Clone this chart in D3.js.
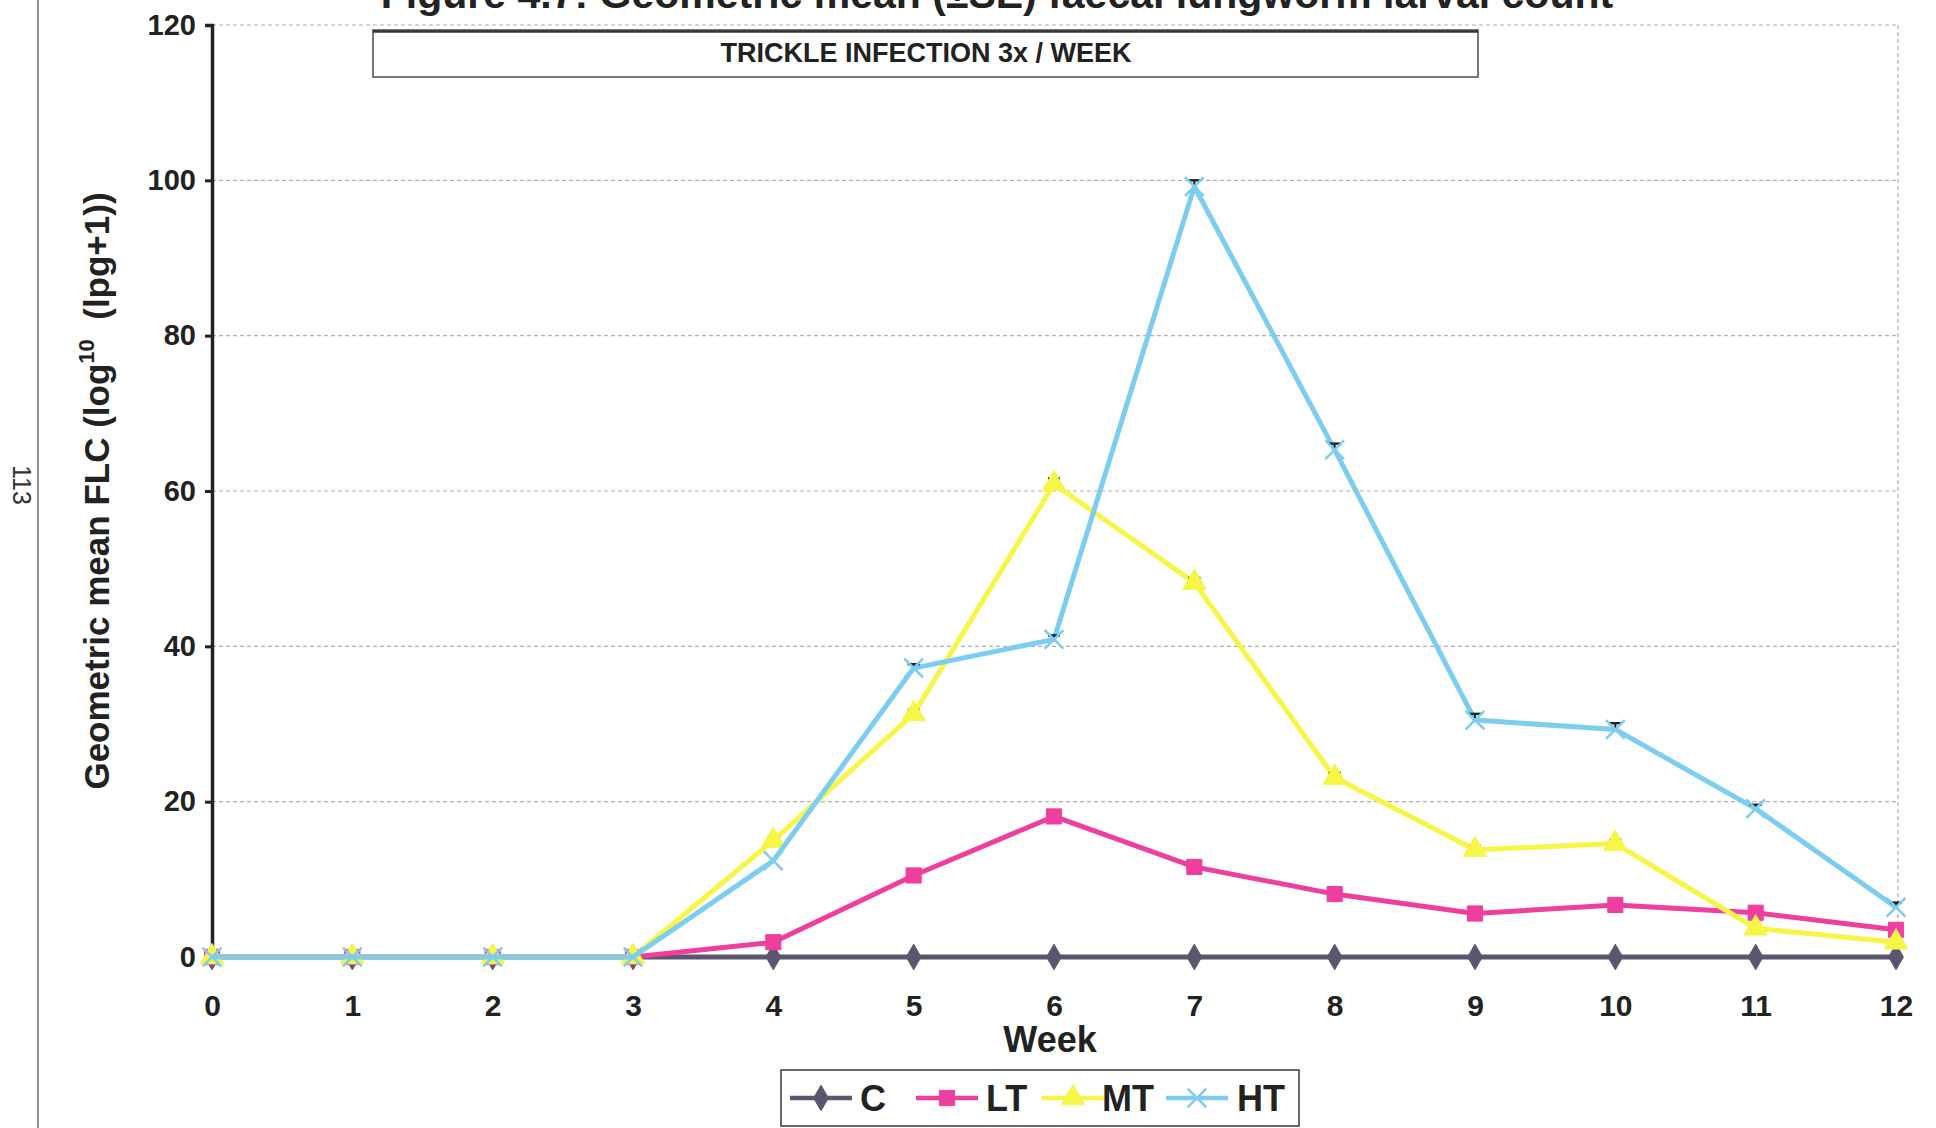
<!DOCTYPE html>
<html>
<head>
<meta charset="utf-8">
<script src="https://cdn.jsdelivr.net/npm/d3@7"></script>
<style>
  html, body { margin: 0; padding: 0; background: #fff; }
  svg { display: block; }
  text { font-family: "Liberation Sans", Arial, sans-serif; }
</style>
</head>
<body>
<svg id="chart" width="1936" height="1128"></svg>
<script>
// Weeks after start of trickle infection
const weeks = [0, 1, 2, 3, 4, 5, 6, 7, 8, 9, 10, 11, 12];

// Geometric mean faecal larval count per group
const seriesC  = [0, 0, 0, 0, 0, 0, 0, 0, 0, 0, 0, 0, 0];
const seriesLT = [0, 0, 0, 0, 1.9, 10.5, 18.1, 11.6, 8.1, 5.6, 6.7, 5.7, 3.5];
const seriesMT = [0, 0, 0, 0, 15.0, 31.3, 60.9, 48.2, 23.1, 13.8, 14.6, 3.7, 1.9];
const seriesHT = [0, 0, 0, 0, 12.4, 37.2, 40.9, 99.2, 65.3, 30.5, 29.3, 19.1, 6.4];

// Standard errors (upper bars only)
const seC  = [0, 0, 0, 0, 0, 0, 0, 0, 0, 0, 0, 0, 0];
const seLT = [0, 0, 0, 0, 0, 0, 0, 0, 0, 0, 0, 0, 0];
const seMT = [0, 0, 0, 0, 0.4, 0.5, 0.7, 0.6, 0.6, 0.5, 0.5, 0, 0];
const seHT = [0, 0, 0, 0, 0, 0.5, 0.5, 0.8, 0.8, 0.8, 0.8, 0.5, 0.6];

const yTicks = [0, 20, 40, 60, 80, 100, 120];
const groupNames = ["C", "LT", "MT", "HT"];

const svg = d3.select("#chart");

const x = d3.scaleLinear().domain([0, 12]).range([212, 1896]);
const y = d3.scaleLinear().domain([0, 120]).range([957, 25]);

// Page margin rule and page number from the printed thesis
svg.append("line").attr("x1", 38).attr("x2", 38).attr("y1", 0).attr("y2", 1128)
  .attr("stroke", "#444").attr("stroke-width", 1.2);
svg.append("text")
  .attr("transform", "translate(13,465) rotate(90)")
  .attr("font-family", "'Liberation Serif', 'DejaVu Serif', serif")
  .attr("font-size", 25).attr("fill", "#333")
  .text("113");

// Figure caption, cut by the top of the page
svg.append("text")
  .attr("x", 997).attr("y", 8)
  .attr("text-anchor", "middle")
  .attr("font-size", 41).attr("font-weight", "bold").attr("fill", "#222")
  .text("Figure 4.7: Geometric mean (±SE) faecal lungworm larval count");

// Horizontal gridlines
svg.append("g").selectAll("line")
  .data(yTicks.filter(d => d > 0))
  .join("line")
  .attr("x1", x(0)).attr("x2", 1898)
  .attr("y1", d => y(d)).attr("y2", d => y(d))
  .attr("stroke", "#b5aaac").attr("stroke-width", 1.2)
  .attr("stroke-dasharray", "4,3");

// Right border of plot area
svg.append("line")
  .attr("x1", 1898).attr("x2", 1898).attr("y1", y(120)).attr("y2", y(0))
  .attr("stroke", "#b5aaac").attr("stroke-width", 1.2)
  .attr("stroke-dasharray", "4,3");

// Y axis
const yAxis = d3.axisLeft(y).tickValues(yTicks).tickSize(7).tickPadding(9);
const gy = svg.append("g").attr("transform", `translate(${x(0)},0)`).call(yAxis);
gy.select(".domain").attr("stroke", "#222").attr("stroke-width", 3.5);
gy.selectAll(".tick line").attr("stroke", "#222").attr("stroke-width", 3);
gy.selectAll(".tick text")
  .attr("font-size", 29).attr("font-weight", "bold").attr("fill", "#222")
  .attr("font-family", "'Liberation Sans', Arial, sans-serif");

// X axis labels (no visible axis line: the C series runs along zero)
const xAxis = d3.axisBottom(x).tickValues(weeks).tickFormat(d3.format("d")).tickSize(0).tickPadding(38);
const gx = svg.append("g").attr("transform", `translate(0,${y(0)})`).call(xAxis);
gx.select(".domain").remove();
gx.selectAll(".tick text")
  .attr("font-size", 30).attr("font-weight", "bold").attr("fill", "#222")
  .attr("font-family", "'Liberation Sans', Arial, sans-serif");

// Axis titles
svg.append("text")
  .attr("x", 1050).attr("y", 1052)
  .attr("text-anchor", "middle")
  .attr("font-size", 36).attr("font-weight", "bold").attr("fill", "#222")
  .text("Week");

const ylab = svg.append("text")
  .attr("transform", "translate(109,491) rotate(-90)")
  .attr("text-anchor", "middle")
  .attr("font-size", 35).attr("font-weight", "bold").attr("fill", "#222");
ylab.append("tspan").text("Geometric mean FLC (log");
ylab.append("tspan").attr("dy", -15).attr("font-size", 22).text("10");
ylab.append("tspan").attr("dy", 15).text("\u00a0 (lpg+1))");

// Chart subtitle box
svg.append("rect")
  .attr("x", 373).attr("y", 30).attr("width", 1105).attr("height", 47)
  .attr("fill", "#fff").attr("stroke", "#555").attr("stroke-width", 1.6);
svg.append("line")
  .attr("x1", 373).attr("x2", 1478).attr("y1", 31.5).attr("y2", 31.5)
  .attr("stroke", "#333").attr("stroke-width", 2.5);
svg.append("text")
  .attr("x", 926).attr("y", 62)
  .attr("text-anchor", "middle")
  .attr("font-size", 27).attr("font-weight", "bold").attr("fill", "#222")
  .text("TRICKLE INFECTION 3x / WEEK");

// Series definitions
const groups = [
  { name: groupNames[0], values: seriesC,  se: seC,  color: "#5a566e", symbol: d3.symbolDiamond,  size: 190, stroke: false },
  { name: groupNames[1], values: seriesLT, se: seLT, color: "#ee3f9e", symbol: d3.symbolSquare,   size: 230, stroke: false },
  { name: groupNames[2], values: seriesMT, se: seMT, color: "#f7f545", symbol: d3.symbolTriangle, size: 240, stroke: false },
  { name: groupNames[3], values: seriesHT, se: seHT, color: "#7ccdef", symbol: d3.symbolX,        size: 230, stroke: true }
];

const line = d3.line().x((d, i) => x(weeks[i])).y(d => y(d));

groups.forEach(g => {
  const layer = svg.append("g");
  layer.append("path")
    .datum(g.values)
    .attr("d", line)
    .attr("fill", "none")
    .attr("stroke", g.color)
    .attr("stroke-width", 5)
    .attr("stroke-linejoin", "round");

  // error bars
  layer.selectAll("g.err")
    .data(g.values.map((v, i) => ({ v, se: g.se[i], w: weeks[i] })).filter(d => d.se > 0))
    .join("g")
    .each(function (d) {
      const gg = d3.select(this);
      gg.append("line")
        .attr("x1", x(d.w)).attr("x2", x(d.w))
        .attr("y1", y(d.v)).attr("y2", y(d.v + d.se))
        .attr("stroke", "#222").attr("stroke-width", 2);
      gg.append("line")
        .attr("x1", x(d.w) - 6).attr("x2", x(d.w) + 6)
        .attr("y1", y(d.v + d.se)).attr("y2", y(d.v + d.se))
        .attr("stroke", "#222").attr("stroke-width", 2.5);
    });

  const sym = d3.symbol().type(g.symbol).size(g.size);
  layer.selectAll("path.mk")
    .data(g.values)
    .join("path")
    .attr("class", "mk")
    .attr("transform", (d, i) => `translate(${x(weeks[i])},${y(d)})`)
    .attr("d", sym)
    .attr("fill", g.stroke ? "none" : g.color)
    .attr("stroke", g.color)
    .attr("stroke-width", g.stroke ? 2.5 : 1);
});

// Legend
const legend = svg.append("g");
legend.append("rect")
  .attr("x", 781).attr("y", 1070).attr("width", 518).attr("height", 56)
  .attr("fill", "#fff").attr("stroke", "#444").attr("stroke-width", 1.6);

const legendX = [790, 916, 1042, 1166];
const textX = [860, 986, 1102, 1237];
groups.forEach((g, i) => {
  const cy = 1098;
  legend.append("line")
    .attr("x1", legendX[i]).attr("x2", legendX[i] + 62)
    .attr("y1", cy).attr("y2", cy)
    .attr("stroke", g.color).attr("stroke-width", 4.5);
  legend.append("path")
    .attr("transform", `translate(${legendX[i] + 31},${cy})`)
    .attr("d", d3.symbol().type(g.symbol).size(g.size)())
    .attr("fill", g.stroke ? "none" : g.color)
    .attr("stroke", g.color)
    .attr("stroke-width", g.stroke ? 2.5 : 1);
  legend.append("text")
    .attr("x", textX[i]).attr("y", cy + 13)
    .attr("font-size", 36).attr("font-weight", "bold").attr("fill", "#222")
    .text(g.name);
});
</script>
</body>
</html>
*****
◆ Objective ◆
Please take the lines from the beginning of the data above through the line holding "29.3, 19.1, 6.4];" and transcribe them exactly, without any pictures.

◆ Task solution ◆
Clone this chart in D3.js.
<!DOCTYPE html>
<html>
<head>
<meta charset="utf-8">
<script src="https://cdn.jsdelivr.net/npm/d3@7"></script>
<style>
  html, body { margin: 0; padding: 0; background: #fff; }
  svg { display: block; }
  text { font-family: "Liberation Sans", Arial, sans-serif; }
</style>
</head>
<body>
<svg id="chart" width="1936" height="1128"></svg>
<script>
// Weeks after start of trickle infection
const weeks = [0, 1, 2, 3, 4, 5, 6, 7, 8, 9, 10, 11, 12];

// Geometric mean faecal larval count per group
const seriesC  = [0, 0, 0, 0, 0, 0, 0, 0, 0, 0, 0, 0, 0];
const seriesLT = [0, 0, 0, 0, 1.9, 10.5, 18.1, 11.6, 8.1, 5.6, 6.7, 5.7, 3.5];
const seriesMT = [0, 0, 0, 0, 15.0, 31.3, 60.9, 48.2, 23.1, 13.8, 14.6, 3.7, 1.9];
const seriesHT = [0, 0, 0, 0, 12.4, 37.2, 40.9, 99.2, 65.3, 30.5, 29.3, 19.1, 6.4];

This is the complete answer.